Task description:
In this exercise, print only the lines of the records below from the one with "Generate a LaTeX" through the one with "(a6) at ($(c)+(157.8:332pt)$);", inclusive. Pictures are not part of the copy.

* BEGIN Extracted material *

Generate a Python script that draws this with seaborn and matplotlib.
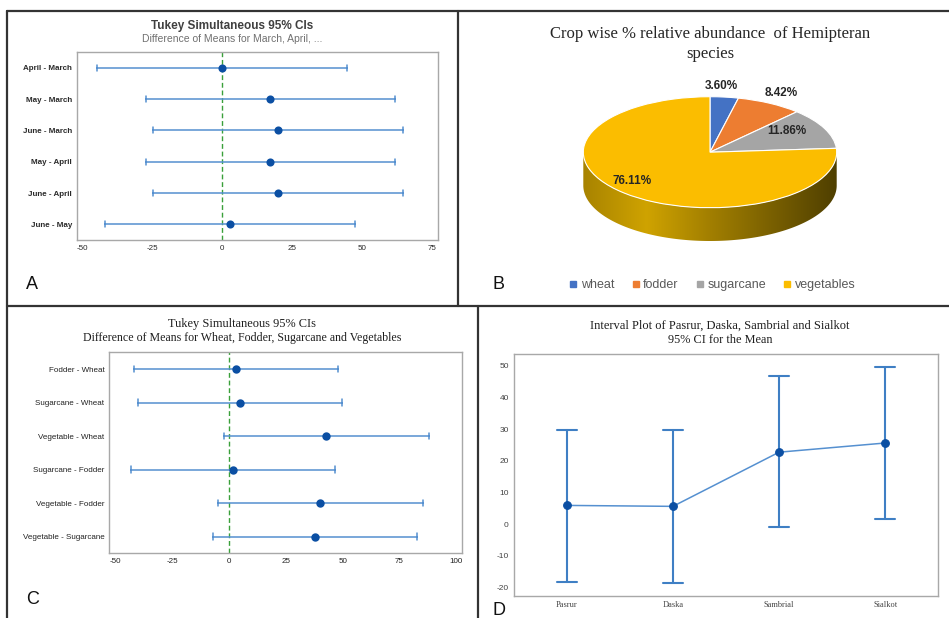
import numpy as np
import pandas as pd
import matplotlib
matplotlib.use("Agg")
import matplotlib.pyplot as plt
import seaborn as sns
from matplotlib.lines import Line2D
from matplotlib.patches import Polygon
from matplotlib.colors import LinearSegmentedColormap

# =====================================================================
# DATA
# =====================================================================
# A: Tukey CIs for months
pairs_A = ["April - March", "May - March", "June - March", "May - April", "June - April", "June - May"]
a_low = [-44.7, -27.3, -24.9, -27.3, -24.9, -41.9]
a_mean = [0.0, 17.2, 19.9, 17.2, 20.0, 2.8]
a_high = [44.7, 62.0, 64.8, 62.0, 64.8, 47.7]

# B: crop wise % relative abundance
crops = ["wheat", "fodder", "sugarcane", "vegetables"]
crop_share = [3.60, 8.42, 11.86, 76.11]
crop_labels = ["3.60%", "8.42%", "11.86%", "76.11%"]

# C: Tukey CIs for crops
pairs_C = ["Fodder - Wheat", "Sugarcane - Wheat", "Vegetable - Wheat",
           "Sugarcane - Fodder", "Vegetable - Fodder", "Vegetable - Sugarcane"]
c_low = [-42.0, -40.2, -2.3, -43.0, -4.9, -7.1]
c_mean = [2.9, 4.7, 42.7, 1.9, 40.1, 37.9]
c_high = [48.0, 49.7, 88.1, 46.8, 85.2, 82.9]

# D: interval plot per site
sites = ["Pasrur", "Daska", "Sambrial", "Sialkot"]
d_low = [-18.2, -18.5, -1.0, 1.5]
d_mean = [5.9, 5.6, 22.7, 25.6]
d_high = [29.7, 29.7, 46.8, 49.7]

# =====================================================================
# STYLE
# =====================================================================
sns.set_style("white")
plt.rcParams["font.family"] = ["Liberation Sans", "DejaVu Sans"]
plt.rcParams["axes.unicode_minus"] = False
SERIF = ["Liberation Serif", "DejaVu Serif"]

W, H = 949, 618
DARK_BLUE = "#0b4fa3"
LIGHT_BLUE = "#5590d0"
GREEN = "#3aa03a"
FRAME = "#a8a8a8"
crop_colors = ["#4472c4", "#ed7d31", "#a5a5a5", "#fbbd00"]


def px(x, y):
    return x / W, 1 - y / H


def box(x0, y0, x1, y1):
    return [x0 / W, 1 - y1 / H, (x1 - x0) / W, (y1 - y0) / H]


def interval_frame(names, low, mid, high, label):
    # three rows per group -> median is the mean, 100% interval is the CI
    return pd.DataFrame({
        label: np.repeat(names, 3),
        "value": np.column_stack([low, mid, high]).ravel(),
    })


def style_frame(ax):
    for s in ax.spines.values():
        s.set_color(FRAME)
        s.set_linewidth(1.0)
    ax.tick_params(length=2, width=0.6, color="#888888", pad=1.5)


fig = plt.figure(figsize=(W / 100, H / 100), dpi=100)

# =====================================================================
# A
# =====================================================================
axA = fig.add_axes(box(77, 52, 438, 240))
dfA = interval_frame(pairs_A, a_low, a_mean, a_high, "pair")
sns.pointplot(data=dfA, x="value", y="pair", order=pairs_A, estimator="median",
              errorbar=("pi", 100), linestyle="none", color=DARK_BLUE,
              markers="o", markersize=3.8, capsize=0.19,
              err_kws={"color": LIGHT_BLUE, "linewidth": 1.1}, ax=axA)
axA.lines[0].set_zorder(4)
axA.axvline(0, color=GREEN, lw=1.0, ls=(0, (3.5, 2)), zorder=1)
axA.set_xlim(-52, 77.3)
axA.set_xticks([-50, -25, 0, 25, 50, 75])
axA.set_xlabel("")
axA.set_ylabel("")
style_frame(axA)
axA.tick_params(axis="both", labelsize=5.8, labelcolor="#2a2a2a")
for t in axA.get_yticklabels():
    t.set_fontweight("bold")

fig.text(*px(232, 26), "Tukey Simultaneous 95% CIs", ha="center", va="center",
         fontsize=8.5, fontweight="bold", color="#404040")
fig.text(*px(232, 39.5), "Difference of Means for March, April, ...", ha="center",
         va="center", fontsize=7.5, color="#707070")

# =====================================================================
# B (3D-looking pie)
# =====================================================================
depth = 0.6
axB = fig.add_axes(box(583.3, 96.7, 836.7, 96.7 + 55.5 * (2 + depth)))
t = np.linspace(np.pi, 2 * np.pi, 300)
side_x = np.concatenate([np.cos(t), np.cos(t[::-1])])
side_y = np.concatenate([np.sin(t), np.sin(t[::-1]) - depth])
side = Polygon(np.column_stack([side_x, side_y]), closed=True, facecolor="none", edgecolor="none")
axB.add_patch(side)
side_cmap = LinearSegmentedColormap.from_list(
    "side", [(0, "#a88300"), (0.25, "#cfa300"), (0.5, "#a27f00"), (1, "#4f3f00")])
grad = axB.imshow(np.linspace(0, 1, 256)[None, :], cmap=side_cmap, aspect="auto",
                  extent=(-1, 1, -1 - depth, 0), zorder=0)
grad.set_clip_path(side)
axB.pie(crop_share, colors=crop_colors, startangle=90, counterclock=False, radius=1,
        wedgeprops={"edgecolor": "white", "linewidth": 0.8})
axB.set_aspect("auto")
axB.set_xlim(-1, 1)
axB.set_ylim(-1 - depth, 1)
axB.axis("off")

label_pos = [(0.087, 1.19), (0.56, 1.07), (0.61, 0.38), (-0.615, -0.52)]
for (lx, ly), lab in zip(label_pos, crop_labels):
    axB.text(lx, ly, lab, ha="center", va="center", fontsize=8.5,
             fontweight="bold", color="#262626")

fig.text(*px(710, 44), "Crop wise % relative abundance  of Hemipteran\nspecies",
         ha="center", va="center", fontsize=12, family=SERIF, color="#262626",
         linespacing=1.3)

handles = [Line2D([], [], marker="s", ls="none", markersize=4, color=c) for c in crop_colors]
fig.legend(handles, crops, loc="center", bbox_to_anchor=px(712, 285), ncol=4,
           frameon=False, fontsize=9, handletextpad=0.2, columnspacing=1.3,
           handlelength=0.8, labelcolor="#595959")

# =====================================================================
# C
# =====================================================================
axC = fig.add_axes(box(109.3, 352.3, 462.3, 553.3))
dfC = interval_frame(pairs_C, c_low, c_mean, c_high, "pair")
sns.pointplot(data=dfC, x="value", y="pair", order=pairs_C, estimator="median",
              errorbar=("pi", 100), linestyle="none", color=DARK_BLUE,
              markers="o", markersize=4, capsize=0.19,
              err_kws={"color": LIGHT_BLUE, "linewidth": 1.1}, ax=axC)
axC.lines[0].set_zorder(4)
axC.axvline(0, color=GREEN, lw=1.0, ls=(0, (3.5, 2)), zorder=1)
axC.set_xlim(-52.7, 102.7)
axC.set_xticks([-50, -25, 0, 25, 50, 75, 100])
axC.set_xlabel("")
axC.set_ylabel("")
style_frame(axC)
axC.tick_params(axis="both", labelsize=5.8, labelcolor="#222222")

fig.text(*px(242, 324.5), "Tukey Simultaneous 95% CIs", ha="center", va="center",
         fontsize=8.9, family=SERIF, color="#1e1e1e")
fig.text(*px(242, 338.5), "Difference of Means for Wheat, Fodder, Sugarcane and Vegetables",
         ha="center", va="center", fontsize=8.6, family=SERIF, color="#1e1e1e")

# =====================================================================
# D
# =====================================================================
axD = fig.add_axes(box(513.7, 354.3, 938.3, 595.7))
dfD = interval_frame(sites, d_low, d_mean, d_high, "site")
sns.pointplot(data=dfD, x="site", y="value", order=sites, estimator="median",
              errorbar=("pi", 100), color=DARK_BLUE, markers="o", markersize=5.5,
              linewidth=1.1, capsize=0.19,
              err_kws={"color": "#3f7fc4", "linewidth": 1.5}, ax=axD)
mean_line = axD.lines[0]
mean_line.set_color(LIGHT_BLUE)
mean_line.set_markerfacecolor(DARK_BLUE)
mean_line.set_markeredgecolor(DARK_BLUE)
mean_line.set_zorder(4)
axD.set_ylim(-22.6, 53.6)
axD.set_yticks(range(-20, 51, 10))
axD.set_xlabel("")
axD.set_ylabel("")
style_frame(axD)
axD.tick_params(axis="y", labelsize=6, labelcolor="#444444")
axD.tick_params(axis="x", labelsize=6, labelcolor="#444444")
for t in axD.get_xticklabels():
    t.set_family(SERIF)

fig.text(*px(720, 325.5), "Interval Plot of Pasrur, Daska, Sambrial and Sialkot",
         ha="center", va="center", fontsize=9, family=SERIF, color="#1e1e1e")
fig.text(*px(720, 340), "95% CI for the Mean", ha="center", va="center",
         fontsize=8.8, family=SERIF, color="#1e1e1e")

# =====================================================================
# PANEL LETTERS AND BORDERS
# =====================================================================
for letter, (lx, ly) in zip("ABCD", [(26, 289), (493, 289), (26, 604), (493, 615)]):
    fig.text(*px(lx, ly), letter, ha="left", va="baseline", fontsize=13, color="#111111")

border = dict(color="#333333", lw=1.6, transform=fig.transFigure)
for (x0, y0), (x1, y1) in [((6.5, 10.5), (949, 10.5)), ((6.5, 10.5), (6.5, 618)),
                           ((458, 10.5), (458, 305.5)), ((6.5, 305.5), (949, 305.5)),
                           ((478, 305.5), (478, 618))]:
    fig.add_artist(Line2D([x0 / W, x1 / W], [1 - y0 / H, 1 - y1 / H], **border))

fig.savefig("out.png", dpi=100)
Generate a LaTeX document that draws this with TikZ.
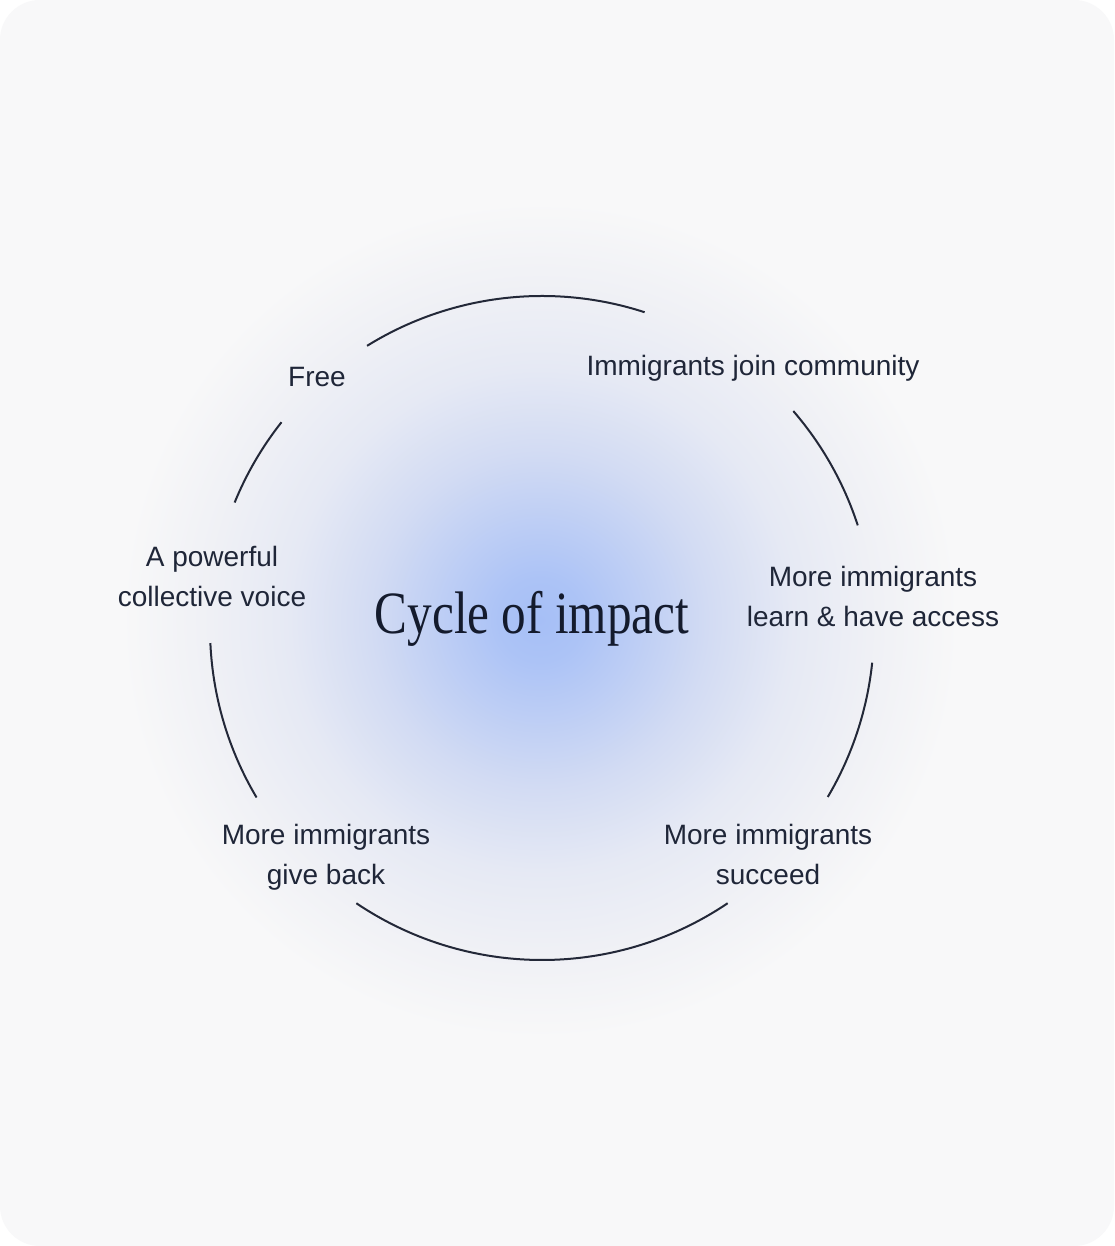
\documentclass[tikz,border=0pt]{standalone}
\usepackage{fontspec}
\setmainfont{Liberation Sans}
\newfontfamily\titlefont[FakeStretch=0.82]{Liberation Serif}
\usetikzlibrary{calc}
\definecolor{bgcol}{HTML}{F8F8F9}
\definecolor{inkcol}{HTML}{1F2638}
\definecolor{titlecol}{HTML}{141B2D}
\definecolor{linecol}{HTML}{232838}
\pgfdeclareradialshading{glow}{\pgfpoint{0bp}{0bp}}{%
rgb(0bp)=(0.651,0.749,0.965);
rgb(2.5bp)=(0.675,0.765,0.965);
rgb(5bp)=(0.725,0.796,0.961);
rgb(10bp)=(0.825,0.860,0.952);
rgb(15bp)=(0.900,0.914,0.957);
rgb(20bp)=(0.940,0.944,0.962);
rgb(25bp)=(0.973,0.973,0.976);
rgb(50bp)=(0.973,0.973,0.976)}
\tikzset{
  lbl/.style={text=inkcol, font=\fontsize{28}{40}\selectfont, align=center, inner sep=0pt},
  cyc/.style={draw=linecol, line width=2pt},
}
\begin{document}
\begin{tikzpicture}[x=1pt,y=1pt]
\useasboundingbox (0,0) rectangle (1114,1246);
\fill[white] (0,0) rectangle (1114,1246);
\fill[bgcol, rounded corners=40pt] (0,0) rectangle (1114,1246);
\coordinate (g) at (540,626);
\shade[shading=glow] (g) circle[radius=420pt];
\coordinate (c) at (542,618);

\node[lbl] (free) at (317,869) {Free};
\node[lbl] (join) at (753,878) {Immigrants join community};
\node[lbl] (learn) at (873,649) {More immigrants\\learn \& have access};
\node[lbl] (succeed) at (768,392) {More immigrants\\succeed};
\node[lbl] (give) at (326,389) {More immigrants\\give back};
\node[lbl] (voice) at (212,669) {A powerful\\collective voice};
\node[text=titlecol, font=\titlefont\fontsize{60}{60}\selectfont, inner sep=0pt] (title) at (532,627) {Cycle of impact};

\coordinate (a1) at ($(c)+(121.8:332pt)$);
\coordinate (a2) at ($(c)+(40.8:332pt)$);
\coordinate (a3) at ($(c)+(-6:332pt)$);
\coordinate (a4) at ($(c)+(-56:332pt)$);
\coordinate (a5) at ($(c)+(-149.3:332pt)$);
\coordinate (a6) at ($(c)+(157.8:332pt)$);

\draw[cyc] (a1) arc[start angle=121.8, end angle=72, radius=332pt];
\draw[cyc] (a2) arc[start angle=40.8, end angle=18, radius=332pt];
\draw[cyc] (a3) arc[start angle=-6, end angle=-30.6, radius=332pt];
\draw[cyc] (a4) arc[start angle=-56, end angle=-124, radius=332pt];
\draw[cyc] (a5) arc[start angle=-149.3, end angle=-177.4, radius=332pt];
\draw[cyc] (a6) arc[start angle=157.8, end angle=141.7, radius=332pt];
\end{tikzpicture}
\end{document}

* END Extracted material *

Solution below:
Generate a LaTeX document that draws this with TikZ.
\documentclass[tikz,border=0pt]{standalone}
\usepackage{fontspec}
\setmainfont{Liberation Sans}
\newfontfamily\titlefont[FakeStretch=0.82]{Liberation Serif}
\usetikzlibrary{calc}
\definecolor{bgcol}{HTML}{F8F8F9}
\definecolor{inkcol}{HTML}{1F2638}
\definecolor{titlecol}{HTML}{141B2D}
\definecolor{linecol}{HTML}{232838}
\pgfdeclareradialshading{glow}{\pgfpoint{0bp}{0bp}}{%
rgb(0bp)=(0.651,0.749,0.965);
rgb(2.5bp)=(0.675,0.765,0.965);
rgb(5bp)=(0.725,0.796,0.961);
rgb(10bp)=(0.825,0.860,0.952);
rgb(15bp)=(0.900,0.914,0.957);
rgb(20bp)=(0.940,0.944,0.962);
rgb(25bp)=(0.973,0.973,0.976);
rgb(50bp)=(0.973,0.973,0.976)}
\tikzset{
  lbl/.style={text=inkcol, font=\fontsize{28}{40}\selectfont, align=center, inner sep=0pt},
  cyc/.style={draw=linecol, line width=2pt},
}
\begin{document}
\begin{tikzpicture}[x=1pt,y=1pt]
\useasboundingbox (0,0) rectangle (1114,1246);
\fill[white] (0,0) rectangle (1114,1246);
\fill[bgcol, rounded corners=40pt] (0,0) rectangle (1114,1246);
\coordinate (g) at (540,626);
\shade[shading=glow] (g) circle[radius=420pt];
\coordinate (c) at (542,618);

\node[lbl] (free) at (317,869) {Free};
\node[lbl] (join) at (753,878) {Immigrants join community};
\node[lbl] (learn) at (873,649) {More immigrants\\learn \& have access};
\node[lbl] (succeed) at (768,392) {More immigrants\\succeed};
\node[lbl] (give) at (326,389) {More immigrants\\give back};
\node[lbl] (voice) at (212,669) {A powerful\\collective voice};
\node[text=titlecol, font=\titlefont\fontsize{60}{60}\selectfont, inner sep=0pt] (title) at (532,627) {Cycle of impact};

\coordinate (a1) at ($(c)+(121.8:332pt)$);
\coordinate (a2) at ($(c)+(40.8:332pt)$);
\coordinate (a3) at ($(c)+(-6:332pt)$);
\coordinate (a4) at ($(c)+(-56:332pt)$);
\coordinate (a5) at ($(c)+(-149.3:332pt)$);
\coordinate (a6) at ($(c)+(157.8:332pt)$);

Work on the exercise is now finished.